Duża część szkolenia poświęcona była metodzie "storyline". Ogólnie mówiąc metoda ta opiera się na nauce języka poprzez opowiadanie historyjek. Historyjki te są jednak wykorzystywane w nieco inny sposób niż te, które spotykamy w podręcznikach do języka angielskiego. W tej metodzie służą nie tylko ćwiczeniu umiejetności słuchania i czytania. Wykorzystuje się je podczas wprowadzania słownictwa, jako ćwiczenie utrwalające słownictwo, ćwiczenie ruchowe, rozgrzewkę językową. Szczególnie ciekawe wydało mi się wprowadzanie słownictwa przy pomocy historyjki. Historyjki nie muszą byc długie, więc można układać je samodzielnie przed lekcą. Myślę, że aby dzieci zrozumiały je dobrym pomysłem będzie wydrukowanie kilku zdjęć prezentujących treść oraz bohatera.

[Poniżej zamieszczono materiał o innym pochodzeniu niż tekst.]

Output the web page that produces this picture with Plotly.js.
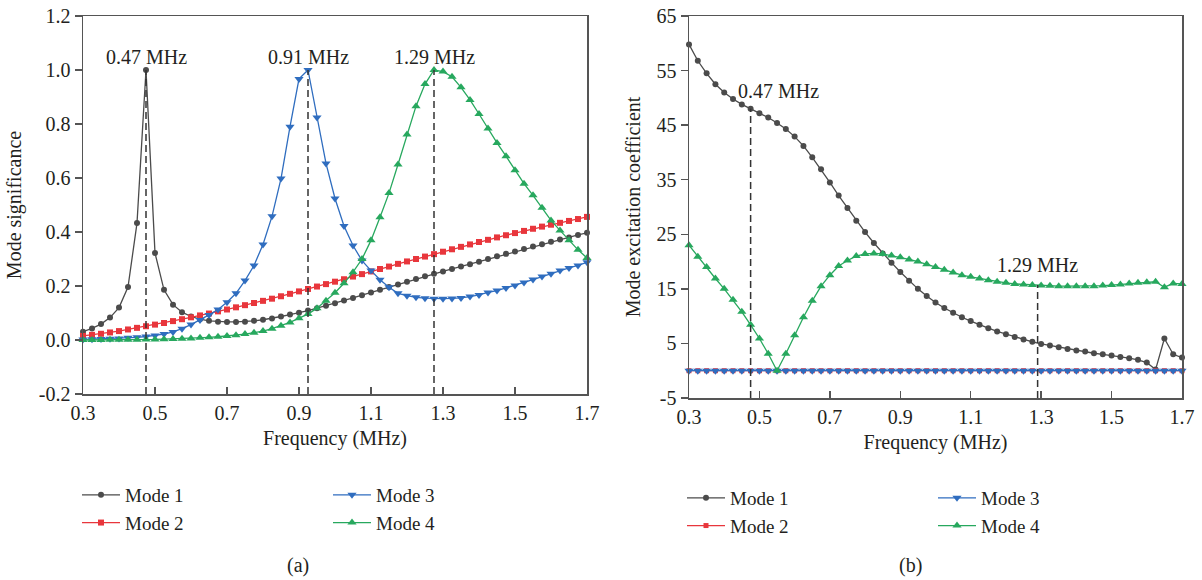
<!DOCTYPE html>
<html><head><meta charset="utf-8">
<script src="https://cdn.plot.ly/plotly-3.0.1.min.js"></script>
<style>body{margin:0;background:#fff}#chart{width:1202px;height:580px}</style>
</head><body><div id="chart"></div>
<script>
// ---------- data ----------
const freq = [0.3,0.325,0.35,0.375,0.4,0.425,0.45,0.475,0.5,0.525,0.55,0.575,0.6,0.625,0.65,0.675,0.7,0.725,0.75,0.775,0.8,0.825,0.85,0.875,0.9,0.925,0.95,0.975,1.0,1.025,1.05,1.075,1.1,1.125,1.15,1.175,1.2,1.225,1.25,1.275,1.3,1.325,1.35,1.375,1.4,1.425,1.45,1.475,1.5,1.525,1.55,1.575,1.6,1.625,1.65,1.675,1.7];

// (a) mode significance
const sigMode1 = [0.031,0.043,0.059,0.083,0.12,0.196,0.433,1.0,0.322,0.186,0.131,0.103,0.087,0.077,0.071,0.068,0.067,0.067,0.068,0.071,0.075,0.080,0.087,0.094,0.101,0.109,0.118,0.127,0.136,0.146,0.156,0.166,0.176,0.186,0.196,0.206,0.216,0.226,0.236,0.245,0.254,0.263,0.272,0.281,0.29,0.3,0.31,0.319,0.328,0.337,0.346,0.355,0.364,0.372,0.38,0.389,0.397];
const sigMode2 = [0.015,0.019,0.023,0.028,0.033,0.039,0.045,0.051,0.057,0.063,0.07,0.077,0.084,0.091,0.098,0.106,0.113,0.121,0.129,0.137,0.145,0.153,0.162,0.171,0.180,0.189,0.198,0.207,0.216,0.225,0.235,0.244,0.254,0.263,0.272,0.282,0.291,0.300,0.309,0.318,0.327,0.336,0.345,0.354,0.363,0.371,0.380,0.388,0.396,0.404,0.412,0.420,0.427,0.434,0.441,0.448,0.456];
const sigMode3 = [0.002,0.003,0.004,0.005,0.006,0.008,0.01,0.013,0.017,0.022,0.03,0.042,0.057,0.074,0.093,0.113,0.14,0.173,0.22,0.276,0.354,0.458,0.598,0.79,0.967,1.0,0.824,0.654,0.524,0.422,0.35,0.294,0.257,0.223,0.195,0.173,0.164,0.158,0.155,0.153,0.153,0.154,0.156,0.161,0.167,0.176,0.183,0.193,0.202,0.213,0.224,0.235,0.245,0.257,0.267,0.276,0.288];
const sigMode4 = [0.0,0.0,0.0,0.001,0.001,0.001,0.001,0.002,0.002,0.003,0.004,0.005,0.006,0.008,0.01,0.012,0.015,0.018,0.022,0.027,0.033,0.042,0.053,0.065,0.081,0.096,0.118,0.145,0.175,0.21,0.251,0.30,0.369,0.455,0.544,0.65,0.761,0.866,0.948,1.0,0.994,0.975,0.936,0.889,0.837,0.783,0.73,0.681,0.629,0.579,0.536,0.49,0.443,0.406,0.369,0.334,0.304];

// (b) mode excitation coefficient
const excMode1 = [59.8,56.8,54.5,52.5,51.0,49.8,48.8,48.0,47.2,46.4,45.4,44.3,42.9,41.2,39.1,36.9,34.5,32.1,29.8,27.5,25.4,23.4,21.5,19.8,18.1,16.5,15.0,13.7,12.5,11.5,10.6,9.8,9.1,8.4,7.8,7.2,6.7,6.2,5.7,5.3,4.9,4.6,4.3,4.0,3.7,3.5,3.2,3.0,2.8,2.5,2.3,2.0,1.5,0.2,5.9,3.0,2.4];
const excMode2 = [0,0,0,0,0,0,0,0,0,0,0,0,0,0,0,0,0,0,0,0,0,0,0,0,0,0,0,0,0,0,0,0,0,0,0,0,0,0,0,0,0,0,0,0,0,0,0,0,0,0,0,0,0,0,0,0,0];
const excMode3 = [0,0,0,0,0,0,0,0,0,0,0,0,0,0,0,0,0,0,0,0,0,0,0,0,0,0,0,0,0,0,0,0,0,0,0,0,0,0,0,0,0,0,0,0,0,0,0,0,0,0,0,0,0,0,0,0,0];
const excMode4 = [23.0,20.9,19.0,16.9,15.0,13.0,10.8,8.4,5.9,3.1,0.0,3.1,6.5,9.8,12.8,15.5,17.5,19.2,20.2,21.0,21.4,21.5,21.4,21.1,20.8,20.4,20.0,19.5,19.0,18.5,18.0,17.5,17.2,16.9,16.6,16.3,16.1,15.9,15.8,15.7,15.6,15.55,15.5,15.5,15.5,15.5,15.5,15.6,15.7,15.8,16.0,16.1,16.2,16.3,15.3,16.0,15.9];

const seriesNames = ['Mode 1','Mode 2','Mode 3','Mode 4'];

// ticks
const xTickVals = [0.3,0.5,0.7,0.9,1.1,1.3,1.5,1.7];
const xTickText = ['0.3','0.5','0.7','0.9','1.1','1.3','1.5','1.7'];
const yTickValsA = [-0.2,0.0,0.2,0.4,0.6,0.8,1.0,1.2];
const yTickTextA = ['-0.2','0.0','0.2','0.4','0.6','0.8','1.0','1.2'];
const yTickValsB = [-5,5,15,25,35,45,55,65];
const yTickTextB = ['-5','5','15','25','35','45','55','65'];

// reference (dashed) lines
const peakFreqsA = [0.475, 0.925, 1.275];
const peakLabelsA = ['0.47 MHz','0.91 MHz','1.29 MHz'];
const refFreqsB = [0.475, 1.29];
const refTopsB = [48.0, 15.7];
const refLabelsB = ['0.47 MHz','1.29 MHz'];

// ---------- styling ----------
const FONT = '"Liberation Serif", serif';
const TXT = '#231f20';
const colors = ['#4b4b4b','#e8363c','#2f6dbf','#27a85e'];
const symbols = ['circle','square','triangle-down','triangle-up'];
const msizes = [6,6,8,8];

const sigSeries = [sigMode1, sigMode2, sigMode3, sigMode4];
const excSeries = [excMode1, excMode2, excMode3, excMode4];

const traces = [];
sigSeries.forEach((ys, i) => {
  traces.push({
    type:'scatter', mode:'lines+markers', x:freq, y:ys, name:seriesNames[i],
    xaxis:'x', yaxis:'y', legend: i < 2 ? 'legend' : 'legend2', cliponaxis:false,
    line:{color:colors[i], width:1.3},
    marker:{symbol:symbols[i], size:msizes[i], color:colors[i]}
  });
});
excSeries.forEach((ys, i) => {
  traces.push({
    type:'scatter', mode:'lines+markers', x:freq, y:ys, name:seriesNames[i],
    xaxis:'x2', yaxis:'y2', legend: i < 2 ? 'legend3' : 'legend4', cliponaxis:false,
    line:{color:colors[i], width:1.3},
    marker:{symbol:symbols[i], size: i === 1 ? 5 : msizes[i], color:colors[i]}
  });
});

const axisCommon = {
  linecolor:'#555', linewidth:1.5, mirror:true, showgrid:false, zeroline:false,
  tickfont:{size:20, color:TXT, family:FONT}, ticklen:7, tickcolor:'#555', tickwidth:1.5,
  automargin:false
};

const shapes = [];
const annotations = [];
peakFreqsA.forEach((f, k) => {
  const idx = freq.indexOf(f);
  const top = Math.max(...sigSeries.map(s => s[idx]));
  shapes.push({type:'line', xref:'x', yref:'y', x0:f, x1:f, y0:yTickValsA[0], y1:top,
    line:{color:'#333', width:1.5, dash:'7px,4px'}});
  annotations.push({xref:'x', yref:'y', x:f, y:top + 0.05, text:peakLabelsA[k], showarrow:false,
    font:{size:20, color:TXT, family:FONT}, xanchor:'center', yanchor:'middle'});
});
refFreqsB.forEach((f, k) => {
  shapes.push({type:'line', xref:'x2', yref:'y2', x0:f, x1:f, y0:yTickValsB[0], y1:refTopsB[k],
    line:{color:'#333', width:1.5, dash:'7px,4px'}});
});
annotations.push({xref:'x2', yref:'y2', x:0.553, y:51.3, text:refLabelsB[0], showarrow:false,
  font:{size:20, color:TXT, family:FONT}, xanchor:'center', yanchor:'middle'});
annotations.push({xref:'x2', yref:'y2', x:1.29, y:19.4, text:refLabelsB[1], showarrow:false,
  font:{size:20, color:TXT, family:FONT}, xanchor:'center', yanchor:'middle'});
annotations.push({xref:'paper', yref:'paper', x:298/1202, y:1-565/580, text:'(a)', showarrow:false,
  font:{size:20, color:TXT, family:FONT}, xanchor:'center', yanchor:'middle'});
annotations.push({xref:'paper', yref:'paper', x:910/1202, y:1-565/580, text:'(b)', showarrow:false,
  font:{size:20, color:TXT, family:FONT}, xanchor:'center', yanchor:'middle'});

const legendCommon = {orientation:'v', bgcolor:'rgba(0,0,0,0)', borderwidth:0, itemwidth:38,
  font:{size:19, color:TXT, family:FONT}, xanchor:'left', yanchor:'top', traceorder:'normal'};

const layout = {
  width:1202, height:580, paper_bgcolor:'#fff', plot_bgcolor:'#fff',
  margin:{l:0, r:0, t:0, b:0},
  font:{family:FONT, color:TXT, size:20},
  showlegend:true,
  xaxis:{...axisCommon, anchor:'y', domain:[83/1202, 587/1202], range:[0.3,1.7], ticks:'inside',
    tickvals:xTickVals, ticktext:xTickText,
    title:{text:'Frequency (MHz)', font:{size:20, color:TXT, family:FONT}, standoff:8}},
  yaxis:{...axisCommon, anchor:'x', domain:[1-394/580, 1-16/580], range:[-0.2,1.2], ticks:'outside',
    tickvals:yTickValsA, ticktext:yTickTextA,
    title:{text:'Mode significance', font:{size:20, color:TXT, family:FONT}, standoff:12}},
  xaxis2:{...axisCommon, anchor:'y2', domain:[689/1202, 1182/1202], range:[0.3,1.7], ticks:'inside',
    tickvals:xTickVals, ticktext:xTickText,
    title:{text:'Frequency (MHz)', font:{size:20, color:TXT, family:FONT}, standoff:8}},
  yaxis2:{...axisCommon, anchor:'x2', domain:[1-398/580, 1-16/580], range:[-5,65], ticks:'outside',
    tickvals:yTickValsB, ticktext:yTickTextB,
    title:{text:'Mode excitation coefficient', font:{size:20, color:TXT, family:FONT}, standoff:10}},
  legend:{...legendCommon, x:77/1202, y:1-476/580},
  legend2:{...legendCommon, x:328/1202, y:1-476/580},
  legend3:{...legendCommon, x:682/1202, y:1-479/580},
  legend4:{...legendCommon, x:933/1202, y:1-479/580},
  shapes, annotations, hovermode:false
};

Plotly.newPlot('chart', traces, layout, {displayModeBar:false, staticPlot:true});
</script></body></html>
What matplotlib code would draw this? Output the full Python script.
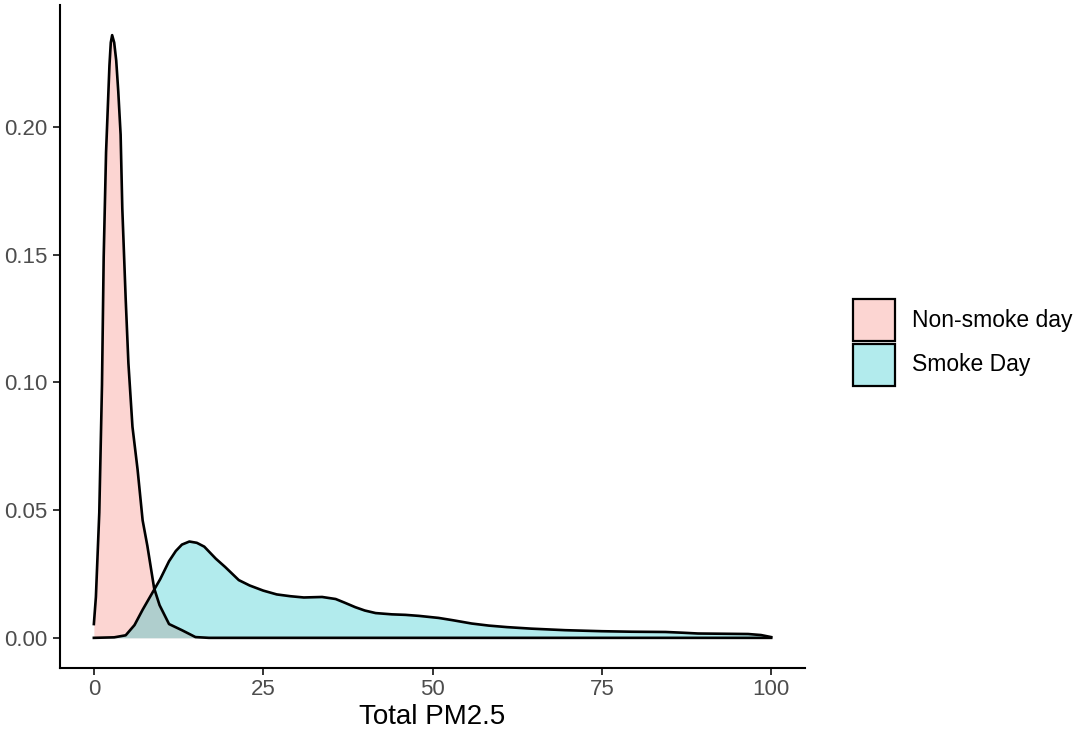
import matplotlib
matplotlib.use("Agg")
import matplotlib.pyplot as plt
from matplotlib.patches import Rectangle

plt.rcParams['font.family'] = ['Liberation Sans', 'DejaVu Sans']

# density curves (x = Total PM2.5, y = density)
non_smoke_x = [0, 0.3, 0.8, 1.2, 1.45, 1.8, 2.3, 2.5, 2.7, 3.0, 3.3, 3.6, 3.95, 4.2,
               4.7, 5.1, 5.7, 6.45, 7.2, 7.9, 8.9, 9.7, 11.1, 13.0, 15.0, 17.0, 100]
non_smoke_y = [0.0054, 0.016, 0.049, 0.099, 0.149, 0.19, 0.224, 0.233, 0.2359, 0.233,
               0.226, 0.214, 0.197, 0.168, 0.1325, 0.1075, 0.0826, 0.066, 0.046,
               0.036, 0.0194, 0.0128, 0.0054, 0.003, 0.0003, 0.0, 0.0]

smoke_x = [0, 3, 4.7, 6, 7.2, 8.5, 9.8, 11.1, 12.1, 13.0, 14.1, 15.2, 16.3, 18,
           19.4, 21.4, 23, 25, 27, 29, 31, 33.7, 35.7, 37, 38.6, 40, 41.6, 44,
           46, 48, 50.9, 53, 55.8, 58.3, 61, 64.6, 69.6, 75, 79.4, 84.4, 87,
           89.2, 93, 96.6, 98.5, 100]
smoke_y = [0.0, 0.0002, 0.001, 0.005, 0.011, 0.017, 0.023, 0.0300, 0.034, 0.0365,
           0.0377, 0.0372, 0.0357, 0.031, 0.0277, 0.0226, 0.0205, 0.0185, 0.017,
           0.0163, 0.0158, 0.016, 0.0152, 0.0138, 0.012, 0.0107, 0.0097, 0.0092,
           0.009, 0.0086, 0.0078, 0.0069, 0.0056, 0.0048, 0.0042, 0.0036, 0.003,
           0.0026, 0.0024, 0.0023, 0.002, 0.0017, 0.0016, 0.0015, 0.0011, 0.0003]

labels = ["Non-smoke day", "Smoke Day"]
colors = ["#F8766D", "#00BFC4"]

W, H = 1073, 738
fig = plt.figure(figsize=(W / 100, H / 100), dpi=100)
ax = fig.add_axes([60 / W, 70 / H, 745 / W, 663 / H])

for xs, ys, c in [(non_smoke_x, non_smoke_y, colors[0]), (smoke_x, smoke_y, colors[1])]:
    ax.fill_between(xs, ys, 0, color=c, alpha=0.3, lw=0)
    ax.plot(xs, ys, color="black", lw=1.9, solid_joinstyle="round")

ax.set_xlim(-5, 105)
ax.set_ylim(-0.0118, 0.2477)
ax.set_xticks([0, 25, 50, 75, 100])
ax.set_yticks([0, 0.05, 0.10, 0.15, 0.20])
ax.set_yticklabels(["0.00", "0.05", "0.10", "0.15", "0.20"])

for s in ["top", "right"]:
    ax.spines[s].set_visible(False)
for s in ["left", "bottom"]:
    ax.spines[s].set_linewidth(1.5)
ax.tick_params(direction="out", length=5, width=1.4, color="#333333",
               labelcolor="#4D4D4D", labelsize=16)
ax.tick_params(axis="x", pad=3)
ax.tick_params(axis="y", pad=4)
ax.set_xlabel("Total PM2.5", fontsize=20, labelpad=3)

# legend drawn by hand to the right of the panel
tr = fig.transFigure
for i, (lab, c) in enumerate(zip(labels, colors)):
    top = 299 + i * 45
    fig.add_artist(Rectangle((853 / W, 1 - (top + 42) / H), 42 / W, 42 / H,
                             transform=tr, facecolor=c, alpha=0.3, lw=0))
    fig.add_artist(Rectangle((853 / W, 1 - (top + 42) / H), 42 / W, 42 / H,
                             transform=tr, facecolor="none", edgecolor="black", lw=1.6))
    fig.text(912 / W, 1 - (top + 21) / H, lab, fontsize=16.5, va="center", ha="left")

fig.savefig("out.png", dpi=100)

Np. do prezentacji miejsc w mieście możemy ułożyc historyjkę o Shreku, który poszedl na spacer do Zasiedmiogrodu. Tutaj potrzebne będą flashacrdy z miejscami, zdjęcie Shreka i miasta. Historyjka mogłaby brzmieć w następujący sposób:

Shrek decided to go to Far Far Away. First, he went to the post office to send some letters to Fiona. He also had to buy some food so he went to the shop. He run out of money so he went to the bank. Because he still had some time he went to the cinema.

Przy opwiadaniu historyjki istotne jest oczywiści, aby słówka, które chcecie wprowadzić powtórzyć kilka razy wraz z dziećmi.